Maybe it’s a split, and maybe it’s a balance. The future might see a smaller-scale version of the motorcycle ride at one end of town, family-friendly events in the center, and some crossover, the mayor says. “I think that’s really our goal—to be able to entertain both groups of people and everybody feel safe,” Mayor Calhoun says. “We’re looking at how we can reinvent an event that’s been good to Red River for 42 years, and we had one really bad year.”
If there’s a place that’s skilled in pleasing a varied crowd and keeping them coming back, Red River might be it. The town’s master plan, released this May, outlines what it wants to be over the next 20 years: A town rooted in its history and its unique appeal, but also one that develops a diverse, year-round economy less dependent on tourism, with more residential housing, including an affordable housing program. Community members surveyed describe loving the outdoors and feeling like they’re “living in a Hallmark movie,” while hoping for a few more of the basics, like daycare and a medical clinic.
The stories of how Red River draws people in stack up, including the mayor’s: She grew up camping there every summer and moved to town the week after graduating college. Trails around town are so beloved that people bike or hike the same routes several times in a season, like catching up with a friend. One mountain biker so loved his go-to line that when a windstorm buried the trail with a thousand downed trees, he spent his summer sawing through them to reopen the route.

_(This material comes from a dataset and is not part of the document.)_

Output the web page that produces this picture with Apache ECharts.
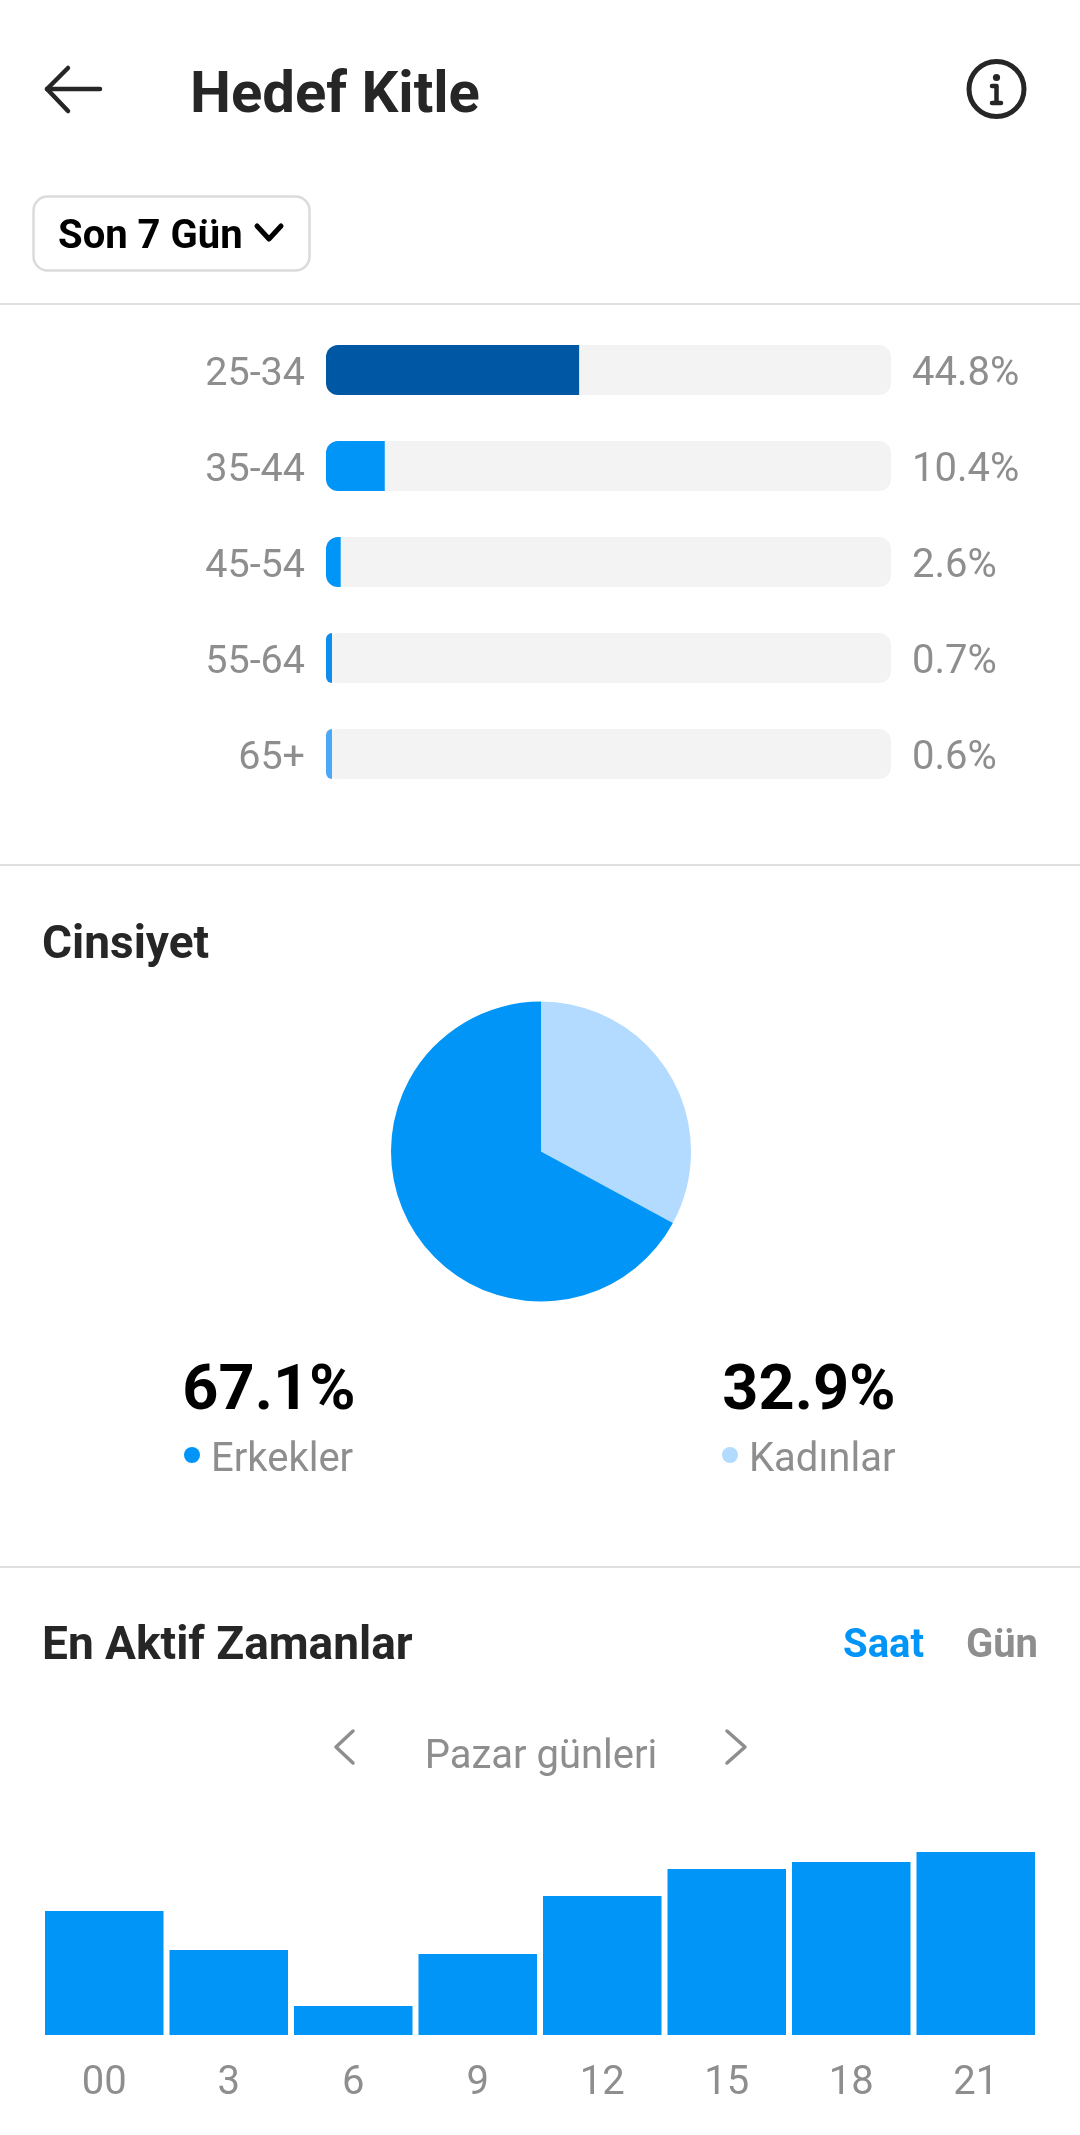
<!DOCTYPE html>
<html><head><meta charset="utf-8">
<style>html,body{margin:0;padding:0;background:#fff}#c{width:1080px;height:2135px}</style>
<script src="https://cdn.jsdelivr.net/npm/echarts@6/dist/echarts.min.js"></script>
</head><body><div id="c"></div>
<script>
const ageLabels = ['25-34','35-44','45-54','55-64','65+'];
const ageValues = [44.8,10.4,2.6,0.7,0.6];
const ageColors = ['#0058A5','#0095F6','#0095F6','#0D8DEC','#4BA8F7'];
const genderLabels = ['Kadınlar','Erkekler'];
const genderValues = [32.9,67.1];
const genderColors = ['#B3DBFF','#0095F6'];
const hourLabels = ['00','3','6','9','12','15','18','21'];
const hourValues = [124,85,29,81,139,166,173,183];

const F='Roboto, sans-serif', GREY='#8e8e8e', DARK='#262626', BLUE='#0095F6';
function T(text,x,y,size,weight,fill,align){
  return {type:'text',silent:true,style:{text,x,y,fill,textAlign:align||'left',textVerticalAlign:'middle',font:`${weight} ${size}px ${F}`}};
}
function L(pts,stroke,w){
  return {type:'polyline',silent:true,shape:{points:pts},style:{stroke,lineWidth:w,fill:null,lineCap:'round',lineJoin:'round'}};
}
function H(y){return {type:'line',silent:true,shape:{x1:0,y1:y,x2:1080,y2:y},style:{stroke:'#dfdfdf',lineWidth:2}};}

const chart=echarts.init(document.getElementById('c'),null,{renderer:'canvas'});
chart.setOption({
  animation:false,
  backgroundColor:'#fff',
  grid:[
    {left:326,top:322,width:565,height:480,containLabel:false},
    {left:42,top:1835,width:996,height:200,containLabel:false},
    {left:326,top:327,width:565,height:480,containLabel:false}
  ],
  xAxis:[
    {gridIndex:0,type:'value',min:0,max:100,show:false},
    {gridIndex:1,type:'category',data:hourLabels,axisLine:{show:false},axisTick:{show:false},
     axisLabel:{interval:0,color:GREY,fontFamily:F,fontSize:40,margin:29}},
    {gridIndex:2,type:'value',min:0,max:100,show:false}
  ],
  yAxis:[
    {gridIndex:0,type:'category',inverse:true,data:ageLabels,show:false},
    {gridIndex:2,type:'category',inverse:true,data:ageLabels,position:'left',axisLine:{show:false},axisTick:{show:false},
     axisLabel:{color:GREY,fontFamily:F,fontSize:39.5,margin:21}},
    {gridIndex:2,type:'category',inverse:true,data:ageValues.map(v=>v+'%'),position:'right',axisLine:{show:false},axisTick:{show:false},
     axisLabel:{color:GREY,fontFamily:F,fontSize:40,margin:21}},
    {gridIndex:1,type:'value',min:0,max:200,show:false,splitLine:{show:false}}
  ],
  series:[
    {type:'bar',xAxisIndex:0,yAxisIndex:0,barWidth:50,barMinHeight:6,
     showBackground:true,backgroundStyle:{color:'#F3F3F3',borderRadius:12},
     data:ageValues.map((v,i)=>({value:v,itemStyle:{color:ageColors[i],borderRadius:[12,0,0,12]}}))},
    {type:'pie',center:[541,1151.5],radius:[0,150],startAngle:90,clockwise:true,silent:true,
     label:{show:false},labelLine:{show:false},
     data:genderLabels.map((n,i)=>({name:n,value:genderValues[i],itemStyle:{color:genderColors[i]}}))},
    {type:'bar',xAxisIndex:1,yAxisIndex:3,barWidth:118.5,itemStyle:{color:BLUE},data:hourValues}
  ],
  graphic:[
    L([[68,68],[47,89],[68,111]],DARK,4.5),
    L([[47,89],[100,89]],DARK,4.5),
    T('Hedef Kitle',190,97,58,'bold',DARK),
    {type:'circle',silent:true,shape:{cx:996.5,cy:89,r:27.5},style:{stroke:DARK,lineWidth:5,fill:null}},
    {type:'circle',silent:true,shape:{cx:996.5,cy:77.5,r:3.6},style:{fill:DARK}},
    L([[992,86],[996.5,86],[996.5,102]],DARK,4.5),
    L([[992,103],[1001,103]],DARK,4.5),

    {type:'rect',silent:true,shape:{x:33.5,y:196.5,width:276,height:74,r:14},style:{fill:'#fff',stroke:'#dbdbdb',lineWidth:2.5}},
    T('Son 7 Gün',58,238,40,'bold','#000'),
    L([[257,226],[269,239],[281,226]],'#000',5),
    H(304),H(865),H(1567),

    T('Cinsiyet',42,946,46,'bold',DARK),
    T('67.1%',269,1393,63,'bold','#000','center'),
    T('32.9%',809,1393,63,'bold','#000','center'),
    {type:'circle',silent:true,shape:{cx:192,cy:1455,r:8},style:{fill:genderColors[1]}},
    T('Erkekler',211,1461,40,'normal',GREY),
    {type:'circle',silent:true,shape:{cx:730,cy:1455,r:8},style:{fill:genderColors[0]}},
    T('Kadınlar',749,1461,40,'normal',GREY),

    T('En Aktif Zamanlar',42,1647,46,'bold',DARK),
    T('Saat',924,1647,40,'bold',BLUE,'right'),
    T('Gün',1038,1647,40,'bold',GREY,'right'),
    T('Pazar günleri',541,1758,40,'normal',GREY,'center'),
    L([[353,1731],[336,1747],[353,1763]],GREY,3.5),
    L([[727,1731],[745,1747],[727,1763]],GREY,3.5)
  ]
});
</script></body></html>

As downtown quiets on this summer evening, ducks, hummingbirds, and swifts skitter over the park and along the river. Deer nose their way through lawns behind lodges. Firepits light up, and chairs encircle them as the sky turns pink. The town’s namesake river ambles along the edge, just out the back door of some of the lodging.
As we loop through town to finish the Jeep tour, Gary Swinford notes the out-of-state license plates. All summer long, Texas plates will outnumber those from anywhere else. But he adds, “I think something you should do once in your life is live in a resort town for a while.”

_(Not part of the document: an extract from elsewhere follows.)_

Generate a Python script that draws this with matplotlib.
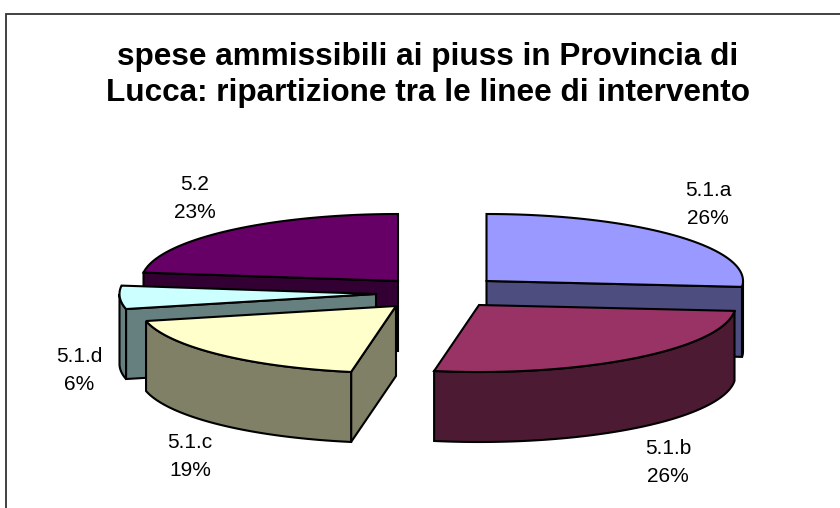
import numpy as np
import matplotlib
matplotlib.use("Agg")
import matplotlib.pyplot as plt
from matplotlib.patches import Polygon

plt.rcParams['font.family'] = ['Liberation Sans', 'DejaVu Sans']

title = "spese ammissibili ai piuss in Provincia di\nLucca: ripartizione tra le linee di intervento"
categories = ["5.1.a", "5.1.b", "5.1.c", "5.1.d", "5.2"]
values = [26.4, 26.4, 18.6, 5.6, 23.0]
top_colors = ["#9999FF", "#993366", "#FFFFCC", "#CCFFFF", "#660066"]
side_colors = ["#4D4D80", "#4D1A33", "#808066", "#668080", "#330033"]
apexes = [(486.5, 281), (479, 305), (396, 306), (376, 294), (398, 281)]
label_pos = [(708, 204), (668, 463), (190, 457), (79, 371), (195, 198)]

RX, RY, DEPTH = 256.5, 67, 70
LW = 1.5

fig = plt.figure(figsize=(8.4, 5.08), dpi=100, facecolor="white")
ax = fig.add_axes([0, 0, 1, 1])
ax.set_xlim(0, 840)
ax.set_ylim(508, 0)
ax.axis("off")

# chart frame
ax.plot([5.5, 5.5, 840], [508, 13.5, 13.5], color="#333333", lw=1.3, solid_joinstyle="miter", zorder=1)


def rim(apex, a0, a1):
    t = np.radians(np.linspace(a0, a1, max(2, int(abs(a1 - a0) * 2))))
    return np.column_stack([apex[0] + RX * np.sin(t), apex[1] - RY * np.cos(t)])


def poly(pts, color, z):
    ax.add_patch(Polygon(pts, closed=True, facecolor=color, edgecolor="black",
                         lw=LW, joinstyle="miter", zorder=z))


edges = np.concatenate([[0], np.cumsum(values)]) / np.sum(values) * 360
order = [4, 0, 3, 2, 1]
for z, i in enumerate(order):
    base = 2 + z * 3
    a0, a1 = edges[i], edges[i + 1]
    apex = np.array(apexes[i], float)
    down = np.array([0, DEPTH])

    # radial walls facing the viewer
    for ang in (a0, a1):
        p = rim(apex, ang, ang)[0]
        facing = (ang == a1 and np.sin(np.radians(ang)) > 0) or (ang == a0 and np.sin(np.radians(ang)) < 0)
        if facing:
            poly([apex, p, p + down, apex + down], side_colors[i], base)

    # outer rim wall: only the front half of the ellipse shows
    lo, hi = max(a0, 90), min(a1, 270)
    if hi > lo:
        r = rim(apex, lo, hi)
        poly(np.vstack([r, (r + down)[::-1]]), side_colors[i], base + 1)

    # top face
    r = rim(apex, a0, a1)
    poly(np.vstack([[apex], r]), top_colors[i], base + 2)

total = sum(values)
for cat, v, (x, y) in zip(categories, values, label_pos):
    ax.text(x, y, f"{cat}\n{round(v / total * 100)}%", ha="center", va="center",
            multialignment="center", fontsize=15, color="black", linespacing=1.6, zorder=50)

ax.text(428, 75, title, ha="center", va="center", multialignment="center",
        fontsize=22.7, fontweight="bold", color="black", linespacing=1.26, zorder=50)

fig.savefig("out.png", dpi=100)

As in, make the setting for your daily life a place where someone else comes to vacation. Raise a happy dog with mountains just out your back door. Find a road you love, then drive it every week.
Freelance writer Elizabeth Miller’s summer ambitions include repeating some favorite hikes just outside Red River.
RED ZONE
EAT. Red River Brewing & Distillery plates pub fare—burgers, BBQ, sandwiches, and fried cheese curds—alongside pints and cocktails. Vine, a brunch hot spot, serves the eggs Benedict people can’t seem to stop talking about. Watch for occasional pairing dinners that showcase various cuisines and a street food menu of tacos and sliders. The Bistro, which opened this past winter, aims for upscale offerings, including sushi with fish overnighted from the coast. Yu Garden Asian Cuisine, formerly of Angel Fire and Taos, has made its third stop on the Enchanted Circle by opening a location in Red River in November.
DRINK. Main Street is now bookended with options to taste the New Mexico terroir, with Sheehan Winery Tasting Room on the west side, pouring New Mexico State Fair Wine Competition medal-winning wines, and Noisy Water Winery toward the east of town, offering a spot to sip from this fifth-generation winery. Catch your caffeine buzz at Steam Coffee Co., where signature drinks include frappés and smoothies, or at Bearly Awake Coffee Co., where a latte or bubble tea can be paired with an electric bike rental or an ATV or horseback tour.
STAY. The Best Western Rivers Edge was recently renovated and sits near the base of the chairlift for summer hiking access (and for any skiers counting down to December), with a glassed-in hot tub overlooking the water, riverside tables, and breakfast cooked to order. Park your home-on-wheels at Red River RV Park, 4K River Ranch, or Road Runner RV Resort. Find your private cabin retreat on redriver.org’s lodging listings.
SHOP. Hit Taos Mountain Outfitters for that extra layer or water bottle, because nights are cold, and it’s important to stay hydrated in the altitude.